More trees to plant? No problem.

A gazillion new varieties of things "we just have to try"? It'll be fun!

That's the trap we fall into each year as our love for small farming and life on the island overwhelms time, space and common sense.

It's a lot like the whispers Susan and I trade as we solemnly promise not to go overboard on Christmas spending each year.

Each spring, as soon as the ground warms up and the earth is ready, it's as if a starting gun has been fired. We're off in a cloud of hopeful ambition. Each year our ability to produce is limited by how fast we're able to prepare the ground, plant the seeds and tend to the needs of man and machine.

When spring comes, there will be days on end that start early and end late. There will be days when a person can scarcely notice any difference from before and after except for aching muscles and a nagging feeling that not enough was done. Each year, we stack a little more on the plate, even after we've promised ourselves, "we'll cut back a bit next year." Somehow, we never do and we always manage.

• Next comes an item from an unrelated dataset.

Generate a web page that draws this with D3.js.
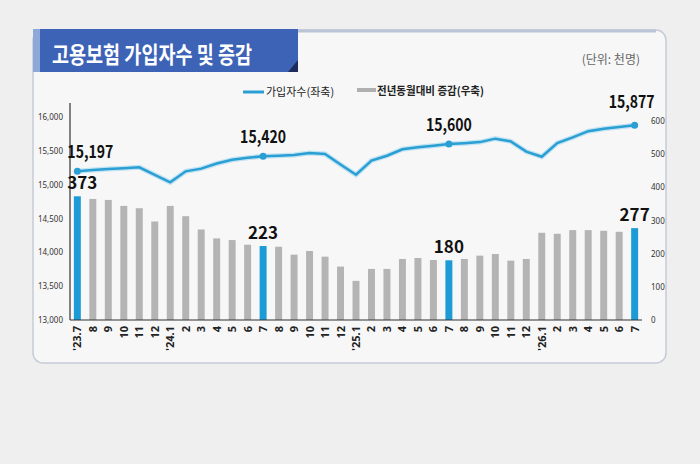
<!DOCTYPE html>
<html>
<head>
<meta charset="utf-8">
<script src="https://cdn.jsdelivr.net/npm/d3@7"></script>
<style>
  body { margin: 0; background: #efefef; }
  svg { display: block; font-family: "Noto Sans CJK KR", "Noto Sans", sans-serif; }
</style>
</head>
<body>
<div id="chart-area"></div>
<script>
// months '23.7 .. '26.7
var months = ["'23.7","8","9","10","11","12","'24.1","2","3","4","5","6","7","8","9","10","11","12",
              "'25.1","2","3","4","5","6","7","8","9","10","11","12","'26.1","2","3","4","5","6","7"];
// 가입자수 (천명, 좌축)
var subscribers = [15197,15217,15232,15242,15257,15146,15035,15197,15237,15312,15368,15398,
                   15420,15428,15439,15469,15454,15297,15146,15357,15428,15523,15553,15575,
                   15600,15613,15629,15680,15640,15489,15413,15614,15700,15790,15826,15851,15877];
// 전년동월대비 증감 (천명, 우축)
var yoyChange = [373,365,362,344,337,297,344,313,273,246,241,227,
                 223,221,197,208,191,161,118,154,154,184,187,181,
                 180,184,194,199,179,184,263,260,271,271,269,266,277];
var highlight = [0, 12, 24, 36];
var leftTicks = [13000,13500,14000,14500,15000,15500,16000];
var rightTicks = [0,100,200,300,400,500,600];

var W = 700, H = 464;
var svg = d3.select('#chart-area').append('svg').attr('width', W).attr('height', H);

svg.append('rect').attr('width', W).attr('height', H).attr('fill', '#efefef');

// panel
svg.append('rect')
  .attr('x', 33).attr('y', 30).attr('width', 633).attr('height', 333)
  .attr('rx', 10)
  .attr('fill', '#f7f7f7')
  .attr('stroke', '#c5ccd8').attr('stroke-width', 1.5);
svg.append('line')
  .attr('x1', 290).attr('x2', 656).attr('y1', 31).attr('y2', 31)
  .attr('stroke', '#b9c4d6').attr('stroke-width', 3);

// title banner
svg.append('rect').attr('x', 33).attr('y', 29).attr('width', 265).attr('height', 43).attr('fill', '#3d63b6');
svg.append('rect').attr('x', 33).attr('y', 29).attr('width', 7).attr('height', 43).attr('fill', '#8ea8da');
svg.append('path').attr('d', 'M288,72 L298,60 L298,72 Z').attr('fill', '#1d2c5a');
svg.append('text')
  .attr('x', 52).attr('y', 63)
  .attr('fill', '#fff').attr('font-size', '23px').attr('font-weight', 'bold')
  .attr('textLength', 200).attr('lengthAdjust', 'spacingAndGlyphs')
  .text('고용보험 가입자수 및 증감');

svg.append('text')
  .attr('x', 640).attr('y', 64).attr('text-anchor', 'end')
  .attr('fill', '#666').attr('font-size', '12px')
  .text('(단위: 천명)');

// legend
svg.append('line').attr('x1', 243).attr('x2', 264).attr('y1', 92).attr('y2', 92)
  .attr('stroke', '#2a9fd4').attr('stroke-width', 3);
svg.append('text').attr('x', 266).attr('y', 96).attr('font-size', '11px').attr('fill', '#222')
  .text('가입자수(좌축)');
svg.append('rect').attr('x', 357).attr('y', 88).attr('width', 19).attr('height', 4).attr('fill', '#b0b0b0');
svg.append('text').attr('x', 377).attr('y', 95).attr('font-size', '11px').attr('fill', '#222')
  .attr('font-weight', 'bold').attr('textLength', 107).attr('lengthAdjust', 'spacingAndGlyphs')
  .text('전년동월대비 증감(우축)');

// scales
var x = d3.scaleBand().domain(d3.range(months.length)).range([70, 642]).paddingInner(0.55).paddingOuter(0.25);
var yL = d3.scaleLinear().domain([13000, 16000]).range([320, 117]);
var yR = d3.scaleLinear().domain([0, 600]).range([320, 121]);
var cx = i => x(i) + x.bandwidth() / 2;

// axes
var leftAxis = svg.append('g').attr('transform', 'translate(68,0)')
  .call(d3.axisLeft(yL).tickValues(leftTicks).tickSize(0).tickPadding(5).tickFormat(d3.format(',')));
leftAxis.select('.domain').remove();
leftAxis.selectAll('text').attr('font-size', '8px').attr('fill', '#333').attr('font-family', '"Noto Sans", sans-serif');

var rightAxis = svg.append('g').attr('transform', 'translate(648,0)')
  .call(d3.axisRight(yR).tickValues(rightTicks).tickSize(0).tickPadding(3));
rightAxis.select('.domain').remove();
rightAxis.selectAll('text').attr('font-size', '8px').attr('fill', '#333').attr('font-family', '"Noto Sans", sans-serif');

// bars
svg.append('g').selectAll('rect').data(yoyChange).enter().append('rect')
  .attr('x', (d, i) => x(i))
  .attr('width', x.bandwidth())
  .attr('y', d => yR(d))
  .attr('height', d => yR(0) - yR(d))
  .attr('fill', (d, i) => highlight.includes(i) ? '#1c9bd7' : '#b4b4b4');

// axis lines
svg.append('line').attr('x1', 70).attr('x2', 70).attr('y1', 103).attr('y2', 320)
  .attr('stroke', '#333').attr('stroke-width', 1.2);
svg.append('line').attr('x1', 70).attr('x2', 642).attr('y1', 320).attr('y2', 320)
  .attr('stroke', '#333').attr('stroke-width', 1.2);

// x labels
svg.append('g').selectAll('text').data(months).enter().append('text')
  .attr('transform', (d, i) => `translate(${cx(i) + 4}, 326) rotate(-90)`)
  .attr('text-anchor', 'end')
  .attr('font-size', '11px').attr('font-weight', 'bold').attr('fill', '#222')
  .attr('font-family', '"Noto Sans", sans-serif')
  .text(d => d);

// line
var line = d3.line().x((d, i) => cx(i)).y(d => yL(d)).curve(d3.curveLinear);
svg.append('path').datum(subscribers)
  .attr('d', line).attr('fill', 'none')
  .attr('stroke', '#9fd6ee').attr('stroke-width', 5).attr('opacity', 0.6);
svg.append('path').datum(subscribers)
  .attr('d', line).attr('fill', 'none')
  .attr('stroke', '#2a9fd4').attr('stroke-width', 2.5);
svg.append('g').selectAll('circle').data(highlight).enter().append('circle')
  .attr('cx', i => cx(i)).attr('cy', i => yL(subscribers[i])).attr('r', 3.5)
  .attr('fill', '#2a9fd4');

// value labels
var fmt = d3.format(',');
svg.append('g').selectAll('text').data(highlight).enter().append('text')
  .attr('x', (i, k) => cx(i) + (k === 0 ? 13 : k === 3 ? -3 : 0))
  .attr('y', (i, k) => yL(subscribers[i]) - (k === 3 ? 17 : 13))
  .attr('text-anchor', 'middle')
  .attr('font-size', '17px').attr('font-weight', 'bold').attr('fill', '#111')
  .attr('textLength', 46).attr('lengthAdjust', 'spacingAndGlyphs')
  .text(i => fmt(subscribers[i]));
svg.append('g').selectAll('text').data(highlight).enter().append('text')
  .attr('x', (i, k) => cx(i) + (k === 0 ? 5 : 0))
  .attr('y', i => yR(yoyChange[i]) - 7)
  .attr('text-anchor', 'middle')
  .attr('font-size', '17px').attr('font-weight', 'bold').attr('fill', '#111')
  .text(i => yoyChange[i]);
</script>
</body>
</html>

Some of the ideas we're considering this year include suggestions from chefs and requests from friends to try this or that. We'll be trying some new techniques with mesclun greens - a very popular but labor intensive product. And this morning I was looking into artichokes. They like cool, coastal conditions and are a major cash crop in northern California. Probably not too popular on PEI...but if we steam up a couple, serve them with melted butter and a pot of PEI mussels at the shore next summer, we'll have a few new fans for this wonderful treat.

We also have a practical need to get serious about our hay crop. I can easily put away enough mowed timothy and clover (with assorted weeds) to feed our horses for a few weeks. But I need to grow enough good quality hay to bale and feed over the winter. I'd like to lower the cost of their winter boarding by sending the horses to board with their own feed. Or if not, I'd like to have enough good quality certified organic hay to sell. I've even started looking at hay prices in the drought stricken south west. Hmmmmm. Wonder how much it costs to ship a ton of hay?

We'll see. Meantime don't let the red "S" on my chest fool you. It doesn't really stand for Superman. It stands for Spring.